Hastert was said to have been the longest-serving Republican House Majority Leader in history, holding the post from January 1999 to November 2006, when Democrats wrested control of the House away from the GOP in the midterm elections.
Hastert's time as a leader on Capitol Hill was brushed by multiple scandals. Perhaps the most damaging came from Hastert's reported failure to act on knowledge of inappropriate contacts between then-Rep. Mark Foley, R-Fla., and teenaged former House pages, as confirmed by the House ethics committee's report on the matter. Hastert disputed the report's conclusion.
A 2003 letter Hastert wrote aiding certain Indian tribes threatened to draw him into the Abramoff scandal; Hastert denied wrongdoing. ABC News reported in May 2006 that Hastert had come under investigation in connection with the Abramoff probe. Justice Department officials initially denied he was under investigation, but later said he was "in the mix." No charges were brought.
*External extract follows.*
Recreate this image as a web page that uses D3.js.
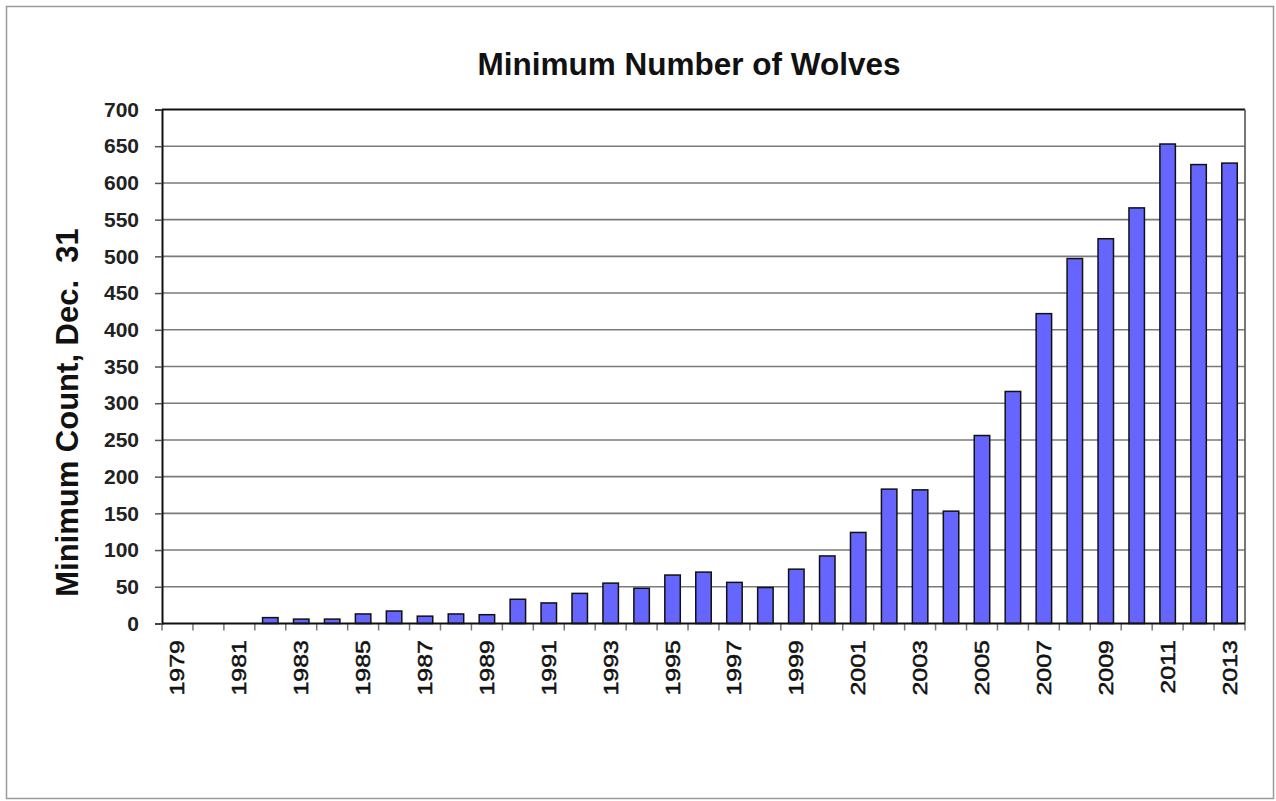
<!DOCTYPE html>
<html>
<head>
<meta charset="utf-8">
<script src="https://cdn.jsdelivr.net/npm/d3@7/dist/d3.min.js"></script>
<style>
  html, body { margin: 0; padding: 0; background: #ffffff; }
  svg { display: block; }
</style>
</head>
<body>
<script>
const years = [1979,1980,1981,1982,1983,1984,1985,1986,1987,1988,1989,1990,1991,1992,1993,1994,1995,1996,1997,1998,1999,2000,2001,2002,2003,2004,2005,2006,2007,2008,2009,2010,2011,2012,2013];
const counts = [0,0,0,8,6,6,13,17,10,13,12,33,28,41,55,48,66,70,56,49,74,92,124,183,182,153,256,316,422,497,524,566,653,625,627];
const yTicks = [0,50,100,150,200,250,300,350,400,450,500,550,600,650,700];
const xLabelYears = [1979,1981,1983,1985,1987,1989,1991,1993,1995,1997,1999,2001,2003,2005,2007,2009,2011,2013];
const titleText = "Minimum Number of Wolves";
const yTitleText = "Minimum Count, Dec.\u00A0\u00A031";

const W = 1276, H = 801;
const plot = { left: 162, right: 1245, top: 109.5, bottom: 623.5 };

const svg = d3.select("body").append("svg").attr("width", W).attr("height", H);

// outer frame
svg.append("rect").attr("x", 6.5).attr("y", 6.5).attr("width", 1267).attr("height", 792)
  .attr("fill", "#fff").attr("stroke", "#9a9a9a").attr("stroke-width", 1.5);

const x = d3.scaleBand().domain(years).range([plot.left, plot.right]).paddingInner(0.5).paddingOuter(0.25);
const y = d3.scaleLinear().domain([0, 700]).range([plot.bottom, plot.top]);

// gridlines
svg.append("g").selectAll("line").data(yTicks.filter(d => d > 0 && d < 700)).join("line")
  .attr("x1", plot.left).attr("x2", plot.right)
  .attr("y1", d => y(d)).attr("y2", d => y(d))
  .attr("stroke", "#7a7a7a").attr("stroke-width", 1.6);

// top & right borders
svg.append("line").attr("x1", plot.left).attr("x2", plot.right).attr("y1", y(700)).attr("y2", y(700))
  .attr("stroke", "#111").attr("stroke-width", 2);
svg.append("line").attr("x1", plot.right).attr("x2", plot.right).attr("y1", plot.top).attr("y2", plot.bottom)
  .attr("stroke", "#555").attr("stroke-width", 1.6);

// bars
svg.append("g").selectAll("rect").data(years.map((yr, i) => ({ yr, v: counts[i] })).filter(d => d.v > 0)).join("rect")
  .attr("x", d => x(d.yr))
  .attr("width", x.bandwidth())
  .attr("y", d => y(d.v))
  .attr("height", d => y(0) - y(d.v))
  .attr("fill", "#6666ff")
  .attr("stroke", "#111")
  .attr("stroke-width", 1.5);

// y axis
const yAxis = svg.append("g").attr("transform", `translate(${plot.left},0)`)
  .call(d3.axisLeft(y).tickValues(yTicks).tickSize(7).tickPadding(16).tickFormat(d3.format("d")));
yAxis.select(".domain").attr("stroke", "#111").attr("stroke-width", 2);
yAxis.selectAll(".tick line").attr("stroke", "#555").attr("stroke-width", 1.5);
yAxis.selectAll(".tick text")
  .attr("font-family", "'Liberation Sans', Arial, sans-serif")
  .attr("font-weight", "bold").attr("font-size", 21).attr("fill", "#222");

// x axis baseline
const step = x.step();
const half = step * x.paddingInner() / 2;
const boundaries = years.map(yr => x(yr) - half).concat([x(years[years.length - 1]) + x.bandwidth() + half]);
svg.append("g").selectAll("line").data(boundaries).join("line")
  .attr("x1", d => d).attr("x2", d => d)
  .attr("y1", y(0)).attr("y2", y(0) + 7)
  .attr("stroke", "#777").attr("stroke-width", 1.5);
svg.append("line").attr("x1", plot.left).attr("x2", plot.right).attr("y1", y(0)).attr("y2", y(0))
  .attr("stroke", "#111").attr("stroke-width", 2);

// x labels
svg.append("g").selectAll("text").data(xLabelYears).join("text")
  .attr("transform", d => `translate(${x(d) + x.bandwidth() / 2 + 7},640) rotate(-90) scale(1.25,1)`)
  .attr("text-anchor", "end")
  .attr("font-family", "'Liberation Sans', Arial, sans-serif")
  .attr("font-size", 20).attr("fill", "#111")
  .attr("stroke", "#111").attr("stroke-width", 0.5)
  .text(d => d);

// title
svg.append("text").attr("x", 689).attr("y", 75).attr("text-anchor", "middle")
  .attr("font-family", "'Liberation Sans', Arial, sans-serif")
  .attr("font-weight", "bold").attr("font-size", 31.5).attr("fill", "#111")
  .text(titleText);

// y title
svg.append("text").attr("transform", "translate(78,412.5) rotate(-90)")
  .attr("text-anchor", "middle")
  .attr("font-family", "'Liberation Sans', Arial, sans-serif")
  .attr("font-weight", "bold").attr("font-size", 31).attr("fill", "#111")
  .text(yTitleText);
</script>
</body>
</html>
In 2006, reporters and good government groups made hay over Hastert's involvement in funding a highway project, which helped him make $2 million when he sold land he owned nearby. Hastert's lawyer said there was no connection between the highway project and the land deal.
A 2005 Vanity Fair article alleged Turkish groups and individuals at the Turkish Consulate in Washington, D.C. had discussed funneling tens of thousands of dollars to Hastert in exchange for political favors; his spokesman at the time denied Hastert had any knowledge of Turkish groups and had done no favors.
Hastert's new firm has done work for the government of Turkey and Turkish companies, a spokesperson confirmed Monday. She could not say whether or not Hastert would be working on projects involving that country.